A Conservatorship is the legal authority granted by the Court to take over the financial affairs on behalf another person.

A Guardianship is the legal authority granted by the Court to make decisions relating to the personal and medical treatment of another person.

Conservatorships and Guardianships are used in situations where people are disabled. This may be because they are minors or because they suffer from a medical condition that inhibits their ability to make ordinary decisions day to day.

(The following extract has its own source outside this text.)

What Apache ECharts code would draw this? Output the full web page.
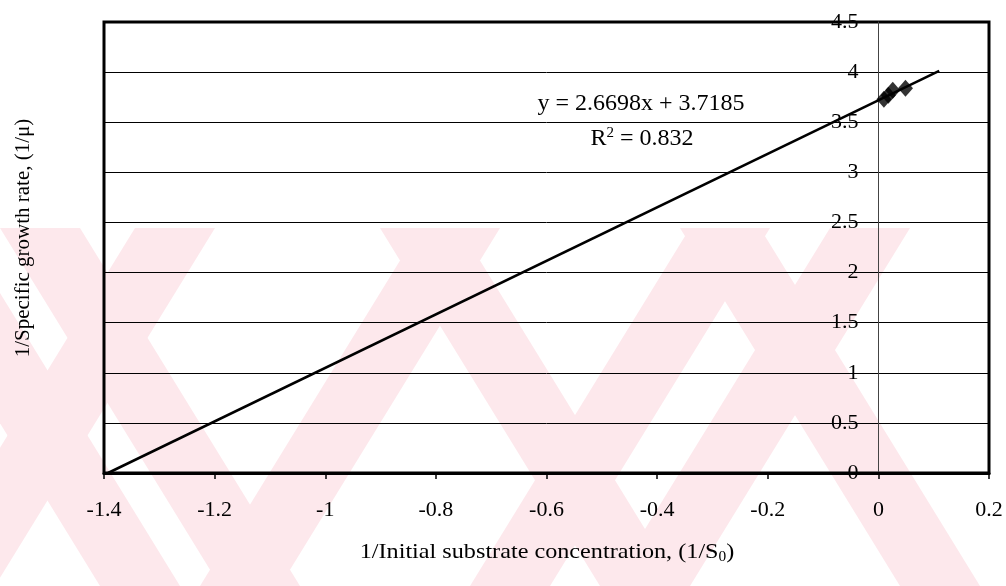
<!DOCTYPE html>
<html>
	<head>
		<meta charset="utf-8" />
		<title></title>
		<script type="text/javascript" src="https://cdn.jsdelivr.net/npm/echarts@6/dist/echarts.min.js"></script>
	</head>
	<body>
		<div id="main" style="width: 1006px; height: 586px;"></div>
	</body>
	<style>
		body{
			padding: 0px;
			margin: 0px;
			background: #fff;
		}
	</style>
	<script type="text/javascript">
// measured points (1/S0, 1/mu)
var xData = [0.010, 0.018, 0.026, 0.049]
var yData = [3.73, 3.77, 3.82, 3.84]
// linear trendline y = slope*x + intercept
var slope = 2.6698
var intercept = 3.7185
var r2 = 0.832
var trendRange = [-1.3928, 0.11]
var xTicks = [-1.4, -1.2, -1, -0.8, -0.6, -0.4, -0.2, 0, 0.2]
var yTicks = [0, 0.5, 1, 1.5, 2, 2.5, 3, 3.5, 4, 4.5]

var font = 'Liberation Serif'
var pink = '#fde8ec'
var gridLeft = 104, gridWidth = 885

// faint diagonal watermark stripes behind the chart
function band(x0, w, dx) {
	return [[x0, 228], [x0 + w, 228], [x0 + w + dx, 586], [x0 + dx, 586]]
}
var marks = []
;[-120, 0, 380, 680].forEach(function (s) {
	marks.push({type: 'polygon', z: -20, shape: {points: band(s, 80, 220)}, style: {fill: pink}})
})
;[135, 420, 690, 830].forEach(function (s) {
	marks.push({type: 'polygon', z: -20, shape: {points: band(s, 80, -220)}, style: {fill: pink}})
})

// the value axis sits on x = 0
var yOffset = -(0 - xTicks[0]) / (xTicks[xTicks.length - 1] - xTicks[0]) * gridWidth

var mychart = echarts.init(document.getElementById('main'))
mychart.setOption({
	animation: false,
	grid: {
		left: gridLeft,
		top: 22,
		width: gridWidth,
		height: 451,
		show: true,
		borderColor: '#000',
		borderWidth: 3,
		backgroundColor: 'transparent'
	},
	xAxis: {
		type: 'value',
		min: xTicks[0],
		max: xTicks[xTicks.length - 1],
		interval: 0.2,
		axisLine: {lineStyle: {color: '#000', width: 3}},
		axisTick: {show: true, length: 6, lineStyle: {color: '#000', width: 1.5}},
		axisLabel: {
			color: '#000', fontFamily: font, fontSize: 22, margin: 26,
			formatter: function (v) { return String(parseFloat(v.toFixed(1))) }
		},
		splitLine: {show: false}
	},
	yAxis: {
		type: 'value',
		min: yTicks[0],
		max: yTicks[yTicks.length - 1],
		interval: 0.5,
		offset: yOffset,
		axisLine: {show: true, onZero: false, lineStyle: {color: '#444', width: 1}},
		axisTick: {show: false},
		axisLabel: {
			color: '#000', fontFamily: font, fontSize: 22, margin: 20,
			formatter: function (v) { return String(parseFloat(v.toFixed(1))) }
		},
		splitLine: {show: true, lineStyle: {color: '#000', width: 1}}
	},
	graphic: marks.concat([
		{
			type: 'text', z: 100, x: 23, y: 238,
			rotation: Math.PI / 2,
			style: {
				text: '1/Specific growth rate, (1/\u03bc)', fill: '#000', font: '21px ' + font,
				align: 'center', verticalAlign: 'middle'
			}
		},
		{
			type: 'text', z: 100, x: 547, y: 552, scaleX: 1.1,
			style: {
				text: '1/Initial substrate concentration, (1/S{sub|0})',
				fill: '#000', font: '22px ' + font, align: 'center', verticalAlign: 'middle',
				rich: {sub: {fontSize: 14, fontFamily: font, padding: [10, 0, 0, 0]}}
			}
		},
		{
			type: 'text', z: 100, x: 641, y: 104,
			style: {
				text: 'y = ' + slope.toFixed(4) + 'x + ' + intercept.toFixed(4),
				fill: '#000', font: '24px ' + font, align: 'center', verticalAlign: 'middle'
			}
		},
		{
			type: 'text', z: 100, x: 642, y: 139,
			style: {
				text: 'R{sup|2} = ' + r2,
				fill: '#000', font: '24px ' + font, align: 'center', verticalAlign: 'middle',
				rich: {sup: {fontSize: 15, fontFamily: font, padding: [0, 0, 11, 0]}}
			}
		}
	]),
	series: [
		{
			type: 'line',
			data: trendRange.map(function (x) { return [x, slope * x + intercept] }),
			symbol: 'none',
			lineStyle: {color: '#000', width: 2.5},
			z: 3
		},
		{
			type: 'scatter',
			data: xData.map(function (x, i) { return [x, yData[i]] }),
			symbol: 'diamond',
			symbolSize: [15, 17],
			itemStyle: {color: '#000'},
			z: 4
		}
	]
})
	</script>
</html>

  1. A Petition must be completed and filed out with the Court. In the Petition you must state why a Conservatorship or Guardianship is needed and the assets that the person has.
  2. The Court will send out the Court Visitor. The Court Visitor will interview the Ward and make a report to the Judge on the condition of the Ward, and whether a Conservator or Guardian should be appointed.
  3. The Court will appoint an attorney to interview and represent the Ward.
  4. There will be a hearing before the Court on the Petition.
  5. The Conservator will be required to be bonded. A bond is an insurance policy to reimburse the Ward for any losses caused by the Conservators dishonesty.
  6. The Conservator will be required to complete an Inventory.
  7. The Conservator will be required to make annual reports to the Court on the condition of the Ward and his or her finances.
  8. Criminal background checks are now required of all Conservators and Guardians.
  9. Ramsey County requires Conservators to submit the annual reports on-line, we expect that this will soon be required in all jurisdictions.

This may seem like a lot of work, but it is necessary to protect the assets and the person from being exploited.


The most common alternatives are the use of a Power of Attorney, Healthcare Declaration and/or Healthcare Power of Attorney. These documents will give the acting person many of the same powers without Court supervision but without the protections inherent in Court approval. Trusts may also be utilized to manage assets.

However, there are no safeguards to protect the person from having his or her property stolen by the Attorney-in-Fact.